The underdrawing is executed with brush and a very liquid medium. Owing to the thin, transparent nature of the pictorial layer, it has risen to the surface and is very visible in numerous places. In general, Bosch drew rapidly in this work, using simple lines of a schematic type to locate the principal elements of the composition. In some cases he reinforced the outlines of the figures and the folds of their clothes. The faces have almost caricatural shapes and the artist frequently drew them with just a few dots to indicate the eyes, nose and mouth. Only a very few areas are more fully modelled, such as the angel on the haywain looking up to Heaven, and particularly the Archangel expelling Adam and Eve from Paradise. On the Archangel’s mantel Bosch drew very close parallel lines adapted in length and design to the forms of the folds and similar to those to be seen in other works of this late period, such as the Saint Anthony Triptych in Lisbon. A few other zones have less complete modelling, particularly in the clothing as well as in some body parts, including the faces. Rather than significant changes, in general the underdrawing phase reveals changes of position of lesser degrees of importance and, above all, corrections. There are also differences between the underdrawing and the pictorial layer. Some of the drawn elements were not ultimately painted, such as the cross next to the bridge on the outer wings, as mentioned above.

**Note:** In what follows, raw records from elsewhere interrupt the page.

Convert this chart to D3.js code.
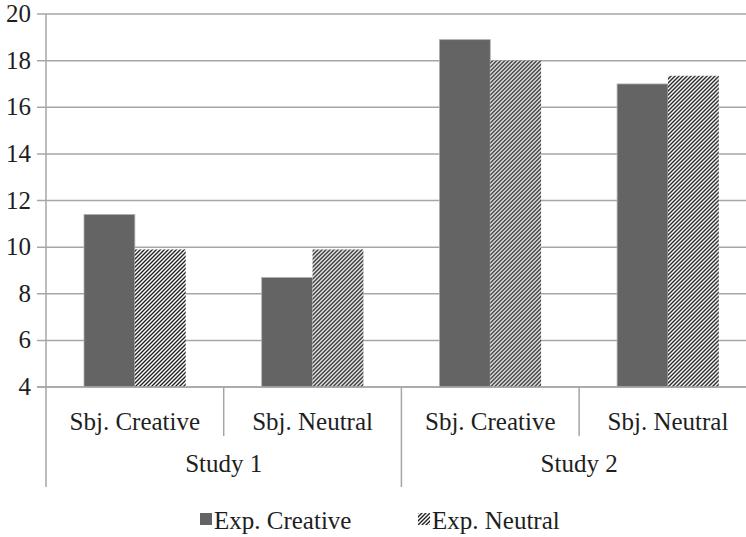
<!DOCTYPE html>
<html>
<head>
<meta charset="utf-8">
<script src="https://cdn.jsdelivr.net/npm/d3@7"></script>
<style>
  body { margin: 0; background: #fff; }
</style>
</head>
<body>
<div id="chart"></div>
<script>
var studies = ["Study 1", "Study 2"];
var subjects = ["Sbj. Creative", "Sbj. Neutral"];
var series = ["Exp. Creative", "Exp. Neutral"];
var expCreative = [11.4, 8.7, 18.9, 17.0];
var expNeutral = [9.9, 9.9, 18.0, 17.35];
var yTicks = [4, 6, 8, 10, 12, 14, 16, 18, 20];

var width = 746, height = 537;
var plotLeft = 46, plotTop = 14, plotBottom = 387;
var catWidth = 177.7;
var fontSize = 25;
var fontFamily = "'Liberation Serif', 'Times New Roman', Times, 'DejaVu Serif', serif";
var gridColour = "#a6a6a6";
var textColour = "#1e1e1e";

// one entry per (study, subject)
var cats = [];
studies.forEach(function(s) {
    subjects.forEach(function(sb) {
        cats.push(s + "|" + sb);
    });
});

var svg = d3.select("#chart")
  .append("svg")
  .attr("width", width)
  .attr("height", height)
  .attr("font-family", fontFamily);

var defs = svg.append("defs");
var pat = defs.append("pattern")
  .attr("id", "hatch")
  .attr("patternUnits", "userSpaceOnUse")
  .attr("width", 4)
  .attr("height", 4);
pat.append("rect").attr("width", 4).attr("height", 4).attr("fill", "#fff");
pat.append("path")
  .attr("d", "M-1,1 l2,-2 M0,4 l4,-4 M3,5 l2,-2")
  .attr("stroke", "#222")
  .attr("stroke-width", 1.4);

var x = d3.scaleBand()
  .domain(cats)
  .range([plotLeft, plotLeft + catWidth * cats.length])
  .paddingInner(0)
  .paddingOuter(0);

var inner = d3.scaleBand()
  .domain(series)
  .range([38, catWidth - 38]);

var y = d3.scaleLinear()
  .domain([4, 20])
  .range([plotBottom, plotTop]);

// gridlines + tick marks
svg.append("g")
  .selectAll("line")
  .data(yTicks)
  .join("line")
  .attr("x1", plotLeft - 9)
  .attr("x2", width)
  .attr("y1", function(d) { return y(d); })
  .attr("y2", function(d) { return y(d); })
  .attr("stroke", gridColour)
  .attr("stroke-width", 1.5);

// y labels
svg.append("g")
  .selectAll("text")
  .data(yTicks)
  .join("text")
  .attr("x", 31)
  .attr("y", function(d) { return y(d) + 8; })
  .attr("text-anchor", "end")
  .attr("font-size", fontSize + "px")
  .attr("fill", textColour)
  .text(function(d) { return d; });

// bars
var groups = svg.append("g")
  .selectAll("g")
  .data(cats)
  .join("g")
  .attr("transform", function(d) { return "translate(" + x(d) + ",0)"; });

groups.append("rect")
  .attr("x", inner(series[0]))
  .attr("width", inner.bandwidth())
  .attr("y", function(d, i) { return y(expCreative[i]); })
  .attr("height", function(d, i) { return plotBottom - y(expCreative[i]); })
  .attr("fill", "#646464")
  .attr("stroke", "#b0b0b0")
  .attr("stroke-width", 0.8);

groups.append("rect")
  .attr("x", inner(series[1]))
  .attr("width", inner.bandwidth())
  .attr("y", function(d, i) { return y(expNeutral[i]); })
  .attr("height", function(d, i) { return plotBottom - y(expNeutral[i]); })
  .attr("fill", "url(#hatch)");

// y axis line
svg.append("line")
  .attr("x1", plotLeft).attr("x2", plotLeft)
  .attr("y1", plotTop).attr("y2", 487)
  .attr("stroke", gridColour)
  .attr("stroke-width", 1.5);

// x axis line
svg.append("line")
  .attr("x1", plotLeft - 9).attr("x2", width)
  .attr("y1", plotBottom).attr("y2", plotBottom)
  .attr("stroke", gridColour)
  .attr("stroke-width", 1.5);

// category separators
cats.forEach(function(c, i) {
    if (i == 0) return;
    var studyEdge = (i % subjects.length == 0);
    svg.append("line")
      .attr("x1", x(c)).attr("x2", x(c))
      .attr("y1", plotBottom).attr("y2", studyEdge ? 487 : 436)
      .attr("stroke", gridColour)
      .attr("stroke-width", 1.5);
});

// subject labels
svg.append("g")
  .selectAll("text")
  .data(cats)
  .join("text")
  .attr("x", function(d) { return x(d) + x.bandwidth() / 2; })
  .attr("y", 430)
  .attr("text-anchor", "middle")
  .attr("font-size", fontSize + "px")
  .attr("fill", textColour)
  .text(function(d) { return d.split("|")[1]; });

// study labels
svg.append("g")
  .selectAll("text")
  .data(studies)
  .join("text")
  .attr("x", function(d) {
      return x(d + "|" + subjects[0]) + x.bandwidth() * subjects.length / 2;
  })
  .attr("y", 472)
  .attr("text-anchor", "middle")
  .attr("font-size", fontSize + "px")
  .attr("fill", textColour)
  .text(function(d) { return d; });

// legend
var legendX = [200, 418];
var legend = svg.append("g")
  .selectAll("g")
  .data(series)
  .join("g")
  .attr("transform", function(d, i) { return "translate(" + legendX[i] + ",513)"; });

legend.append("rect")
  .attr("width", 12)
  .attr("height", 12)
  .attr("fill", function(d, i) { return i == 0 ? "#646464" : "url(#hatch)"; });

legend.append("text")
  .attr("x", 14)
  .attr("y", 16)
  .attr("font-size", fontSize + "px")
  .attr("fill", textColour)
  .text(function(d) { return d; });
</script>
</body>
</html>
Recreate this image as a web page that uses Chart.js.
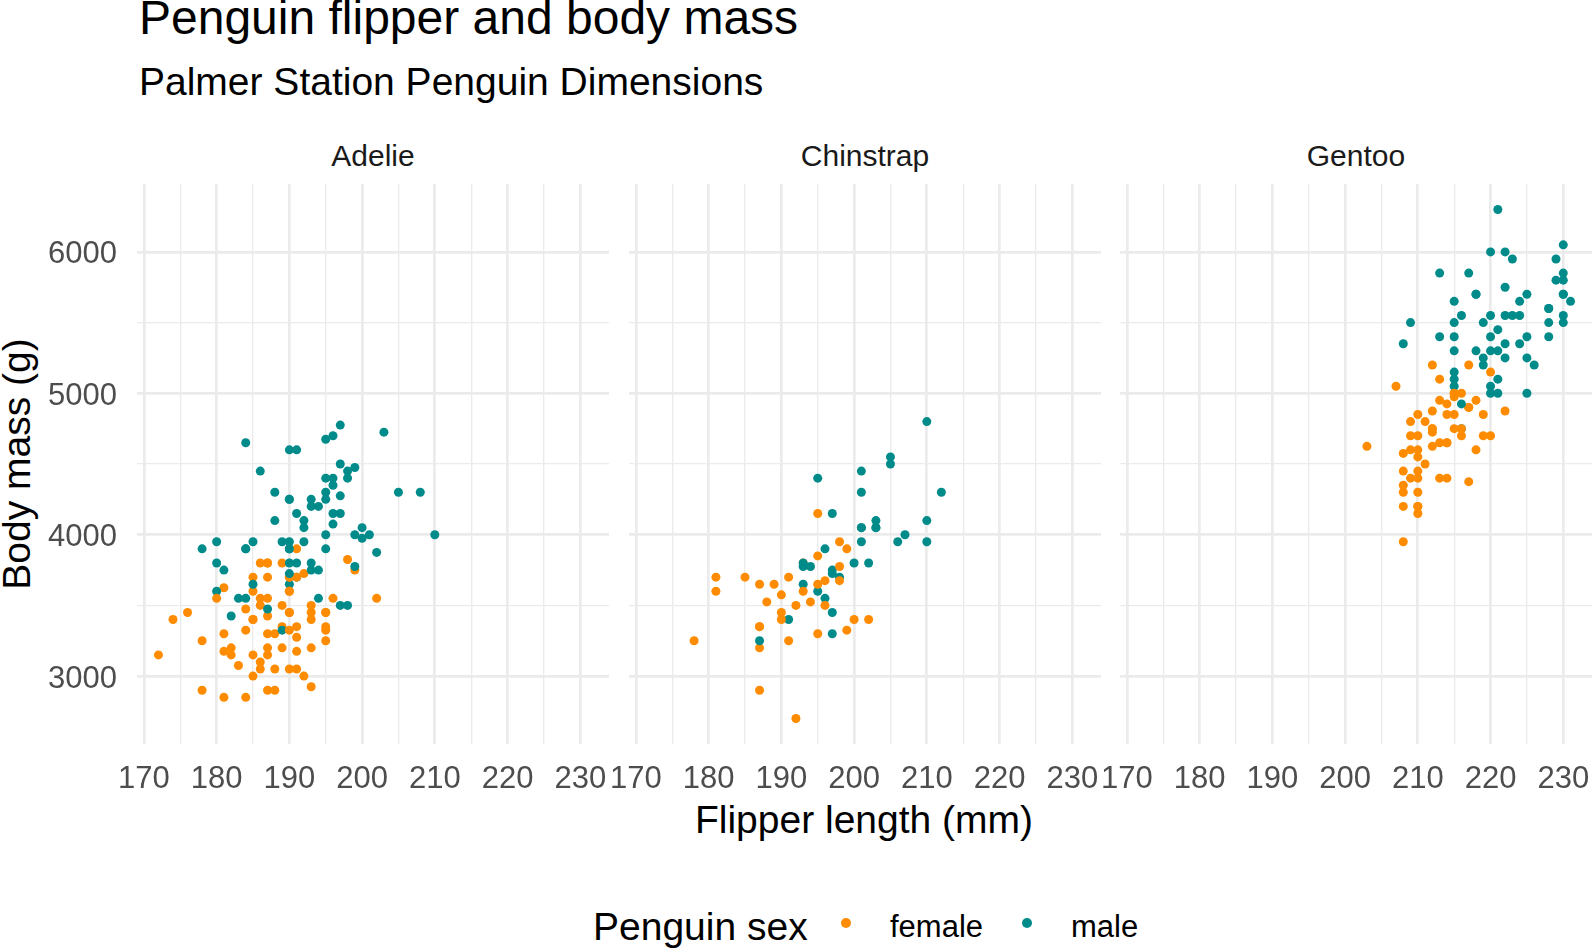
<!DOCTYPE html>
<html>
<head>
<meta charset="utf-8">
<script src="https://cdn.jsdelivr.net/npm/chart.js@4"></script>
<style>
  html, body { margin: 0; padding: 0; background: #fff; overflow: hidden; }
  body { width: 1592px; height: 948px; position: relative; font-family: "Liberation Sans", Arial, sans-serif; }
  .txt { position: absolute; white-space: nowrap; line-height: 1; color: #000; }
  .strip { transform: translateX(-50%); color: #1a1a1a; font-size: 30px; top: 141px; }
  .dot { position: absolute; width: 10px; height: 10px; border-radius: 50%; }
  canvas { position: absolute; }
</style>
</head>
<body>
<div class="txt" style="left:139px; top:-6px; font-size:48px;">Penguin flipper and body mass</div>
<div class="txt" style="left:139px; top:62px; font-size:39px;">Palmer Station Penguin Dimensions</div>

<div class="txt strip" style="left:373px;">Adelie</div>
<div class="txt strip" style="left:865px;">Chinstrap</div>
<div class="txt strip" style="left:1356px;">Gentoo</div>

<div class="txt" style="left:16px; top:464px; font-size:39px; transform:translate(-50%,-50%) rotate(-90deg);">Body mass (g)</div>
<div class="txt" style="left:864px; top:800px; font-size:39px; transform:translateX(-50%);">Flipper length (mm)</div>

<div class="txt" style="left:593px; top:907px; font-size:39px;">Penguin sex</div>
<div class="dot" style="left:841px; top:918px; background:#FF8C00;"></div>
<div class="txt" style="left:890px; top:911px; font-size:31px;">female</div>
<div class="dot" style="left:1022px; top:918px; background:#008B8B;"></div>
<div class="txt" style="left:1071px; top:911px; font-size:31px;">male</div>

<canvas id="adelie" width="649" height="656" style="left:0px; top:144px;"></canvas>
<canvas id="chinstrap" width="552" height="656" style="left:589px; top:144px;"></canvas>
<canvas id="gentoo" width="552" height="656" style="left:1080px; top:144px;"></canvas>

<script>
// ---- data (rows with known sex, in data order) ----
const adelieFlipper = [181,186,195,193,190,181,195,182,191,198,185,195,197,184,194,
  174,180,189,185,180,187,183,187,172,180,178,178,188,184,195,196,190,180,181,184,182,195,186,196,185,190,182,
  190,191,
  186,188,190,200,187,191,186,193,181,194,
  185,195,185,192,184,192,195,188,190,198,
  190,190,196,197,190,195,191,184,187,195,
  189,196,187,193,191,194,190,189,189,190,
  202,205,185,186,187,208,190,196,178,192,
  192,203,183,190,193,184,199,190,181,197,
  198,191,193,197,191,196,188,199,189,189,
  187,198,176,202,186,199,191,195,191,210,
  190,197,193,199,187,190,191,200,185,193,
  193,187,188,190,192,185,190,184,195,193,
  187,201];
const adelieMass = [3750,3800,3250,3450,3650,3625,4675,3200,3800,4400,3700,3450,4500,3325,4200,
  3400,3600,3800,3950,3800,3800,3550,3200,3150,3950,3250,3900,3300,3900,3325,4150,3950,3550,3300,4650,3150,3900,3100,4400,3000,4600,3425,
  3450,4150,
  3500,4300,3450,4050,2900,3700,3550,3800,2850,3750,
  3150,4400,3600,4050,2850,3950,3350,4100,3050,4450,
  3600,3900,3550,4150,3700,4250,3700,3900,3550,4000,
  3200,4700,3800,4200,3350,3550,3800,3500,3950,3600,
  3550,4300,3400,4450,3300,4300,3700,4350,2900,4100,
  3725,4725,3075,4250,2925,3550,3750,3900,3175,4775,
  3825,4600,3200,4275,3900,4075,2900,3775,3350,3325,
  3150,3500,3450,3875,3050,4000,3275,4300,3050,4000,
  3325,3500,3500,4475,3425,3900,3175,3975,3400,4250,
  3400,3475,3050,3725,3000,3650,4250,3475,3450,3750,
  3700,4000];
const adelieSex = ['m','f','f','f','m','f','m','f','m','m','f','f','m','f','m',
  'f','m','f','m','m','f','m','f','f','m','f','m','f','m','f','m','m','f','f','m','f','m','f','m','f','m','m',
  'f','m',
  'f','m','f','m','f','m','f','m','f','m',
  'f','m','f','m','f','m','f','m','f','m',
  'f','m','f','m','f','m','f','m','f','m',
  'f','m','f','m','f','m','m','f','m','f',
  'f','m','f','m','f','m','f','m','f','m',
  'f','m','f','m','f','m','f','m','f','m',
  'f','m','f','m','f','m','f','m','f','m',
  'f','m','f','m','f','m','f','m','f','m',
  'f','m','f','m','f','m','f','m','f','m',
  'f','m','f','m','f','m','m','f','f','m',
  'f','m'];

const chinstrapFlipper = [192,196,193,188,197,198,178,197,195,198,
  193,194,185,201,190,201,197,181,190,195,
  181,191,187,193,195,197,200,200,191,205,
  187,201,187,203,195,199,195,210,192,205,
  210,187,196,196,196,201,190,212,187,198,
  199,201,193,203,187,197,191,203,202,194,
  206,189,195,207,202,193,210,198];
const chinstrapMass = [3500,3900,3650,3525,3725,3950,3250,3750,4150,3700,
  3800,3775,3700,4050,3575,4050,3300,3700,3450,4400,
  3600,3400,2900,3800,3300,4150,3400,3800,3700,4550,
  3200,4300,3350,4100,3600,3900,3850,4800,2700,4500,
  3950,3650,3550,3500,3675,4450,3400,4300,3250,3675,
  3325,3950,3600,4050,3350,3450,3250,4050,3800,3525,
  3950,3650,3650,4000,3400,3775,4100,3775];
const chinstrapSex = ['f','m','m','f','m','f','f','m','f','m',
  'f','m','f','m','f','m','m','f','f','m',
  'f','m','f','m','f','m','f','m','f','m',
  'f','m','f','m','m','f','f','m','f','m',
  'm','f','m','f','f','m','f','m','m','f',
  'f','m','f','m','f','m','f','m','m','f',
  'm','f','f','m','f','m','m','f'];

const gentooFlipper = [211,230,210,218,215,210,211,219,209,215,
  214,216,214,213,210,217,210,221,209,222,
  218,215,213,215,215,215,
  215,210,220,
  222,209,207,230,220,220,213,219,208,208,
  208,225,210,216,222,217,210,225,213,215,
  210,220,210,225,217,220,208,220,208,224,
  208,221,214,231,219,230,
  229,220,223,
  216,221,221,217,216,230,209,220,215,223,
  212,221,212,224,212,228,218,218,212,230,
  218,228,212,224,214,226,216,222,203,225,
  219,228,215,228,
  215,210,219,208,209,
  216,229,213,230,217,230,
  222,214,
  215,222,212,213];
const gentooMass = [4500,5700,4450,5700,5400,4550,4800,5200,4400,5150,
  4650,5550,4650,5850,4200,5850,4150,6300,4800,5350,
  5700,5000,4400,5050,5000,5100,
  5650,4600,5550,
  5250,4700,5050,6050,5150,5400,4950,5250,4350,5350,
  3950,5700,4300,4750,5550,4900,4200,5400,5100,5300,
  4850,5300,4400,5000,4900,5050,4300,5000,4450,5550,
  4200,5300,4400,5650,4700,5700,
  5800,4700,5550,
  4750,5000,5100,5200,4700,5800,4600,6000,4750,5950,
  4625,5450,4725,5350,4750,5600,4600,5300,4875,5550,
  4950,5400,4750,5650,4850,5200,4925,4875,4625,5250,
  4850,5600,4975,5500,
  5500,4700,5500,4575,5500,
  5000,5950,4650,5500,4375,5850,
  6000,4925,
  4850,5750,5200,5400];
const gentooSex = ['f','m','f','m','m','f','f','m','f','m',
  'f','m','f','m','f','m','f','m','f','m',
  'm','f','f','m','f','m',
  'm','f','m',
  'm','f','f','m','f','m','f','m','f','m',
  'f','m','f','m','m','f','f','m','f','m',
  'f','m','f','m','f','m','f','m','f','m',
  'f','m','f','m','f','m',
  'm','f','m',
  'f','m','m','f','f','m','f','m','f','m',
  'f','m','f','m','f','m','f','m','f','m',
  'f','m','f','m','f','m','m','f','f','m',
  'f','m','f','m',
  'm','f','m','f','m',
  'f','m','f','m','f','m',
  'm','f',
  'f','m','f','m'];

const xMajorTicks = [170, 180, 190, 200, 210, 220, 230];
const xMinorTicks = [175, 185, 195, 205, 215, 225];
const yMajorTicks = [3000, 4000, 5000, 6000];
const yMinorTicks = [3500, 4500, 5500];

const sexColors = { f: '#FF8C00', m: '#008B8B' };
const gridColor = '#EBEBEB';
const tickFont = { family: '"Liberation Sans", Arial, sans-serif', size: 31 };

function tickList(major, minor) {
    return major.concat(minor).sort((a, b) => a - b).map(v => ({ value: v }));
}

function makePanel(id, flipper, mass, sex, showY) {
    const ctx = document.getElementById(id).getContext('2d');
    return new Chart(ctx, {
        type: 'scatter',
        data: {
            datasets: [{
                data: flipper.map((x, i) => ({ x: x, y: mass[i] })),
                pointBackgroundColor: sex.map(s => sexColors[s]),
                pointBorderWidth: 0,
                pointRadius: 4.5,
                pointHoverRadius: 4.5
            }]
        },
        options: {
            responsive: false,
            animation: false,
            events: [],
            layout: { padding: { top: 40, right: 40, bottom: 0, left: showY ? 0 : 40 } },
            plugins: { legend: { display: false }, tooltip: { enabled: false } },
            scales: {
                x: {
                    type: 'linear',
                    min: 169.05,
                    max: 233.95,
                    afterBuildTicks: s => { s.ticks = tickList(xMajorTicks, xMinorTicks); },
                    afterFit: s => { s.height = 56; },
                    border: { display: false },
                    grid: {
                        drawTicks: false,
                        color: gridColor,
                        lineWidth: c => xMajorTicks.includes(c.tick && c.tick.value) ? 2.7 : 1.35
                    },
                    ticks: {
                        autoSkip: false,
                        maxRotation: 0,
                        padding: 17,
                        color: '#4D4D4D',
                        font: tickFont,
                        callback: v => xMajorTicks.includes(v) ? String(v) : ''
                    }
                },
                y: {
                    type: 'linear',
                    min: 2520,
                    max: 6480,
                    afterBuildTicks: s => { s.ticks = tickList(yMajorTicks, yMinorTicks); },
                    afterFit: s => { s.width = showY ? 137 : 0; },
                    border: { display: false },
                    grid: {
                        drawTicks: false,
                        color: gridColor,
                        lineWidth: c => yMajorTicks.includes(c.tick && c.tick.value) ? 2.7 : 1.35
                    },
                    ticks: {
                        display: showY,
                        autoSkip: false,
                        padding: 20,
                        labelOffset: 3,
                        color: '#4D4D4D',
                        font: tickFont,
                        callback: v => yMajorTicks.includes(v) ? String(v) : ''
                    }
                }
            }
        }
    });
}

makePanel('adelie', adelieFlipper, adelieMass, adelieSex, true);
makePanel('chinstrap', chinstrapFlipper, chinstrapMass, chinstrapSex, false);
makePanel('gentoo', gentooFlipper, gentooMass, gentooSex, false);
</script>
</body>
</html>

The existence of various references to different versions of The Haywain, two of them in Spain (the original in the Museo del Prado and the copy in El Escorial) has given rise to a degree of confusion about their origins. There are no documentary references to confirm the provenance or the intended destination of these two works, both signed, but it is known that in 1570 Philip II purchased one of them from the heirs of the collector and courtier Felipe de Guevara (c. 1500-1563) although it is not known where the king had it sent. Given the date when he acquired it, everything would seem to suggest that the one that belonged to the Guevaras was the painting that came to the monastery among the first group of works sent there by the King in 1574 and that it has remained there ever since. Felipe de Guevara, who must have inherited the painting from his father, Diego de Guevara, considered it to be an original by Bosch and it appears as such in the document recording its sale by Guevara’s heirs to Philip II. Furthermore, some scholars believed it to be by Bosch himself until technical analyses made it clear that it was a copy of the original in the Prado. As for the present triptych in the Museo del Prado, its provenance and the moment it entered the Spanish royal collections are not known. However, Bosch could have painted it during the reign of Philip II and the King could in fact have acquired it before Guevara acquired his, if one considers the reference to it in a text by the humanist Ambrosio de Morales. In his study of Morales’s text, Abdón Salazar concluded that the author had included this reference to the triptych belonging to the Spanish monarch when he published his text in 1586, by which date the Guevara version was in El Escorial, and not in or before 1549, when he wrote it. Otherwise, at the present time the only thing that can be stated with certainty regarding the triptych in the Prado is that it is recorded for the first time in the inventory of the Alcázar in Madrid of 1636 (Text drawn from Silva, P.: Bosch. The 5th Centenary Exhibition, Museo Nacional del Prado, 2016, pp. 283-291).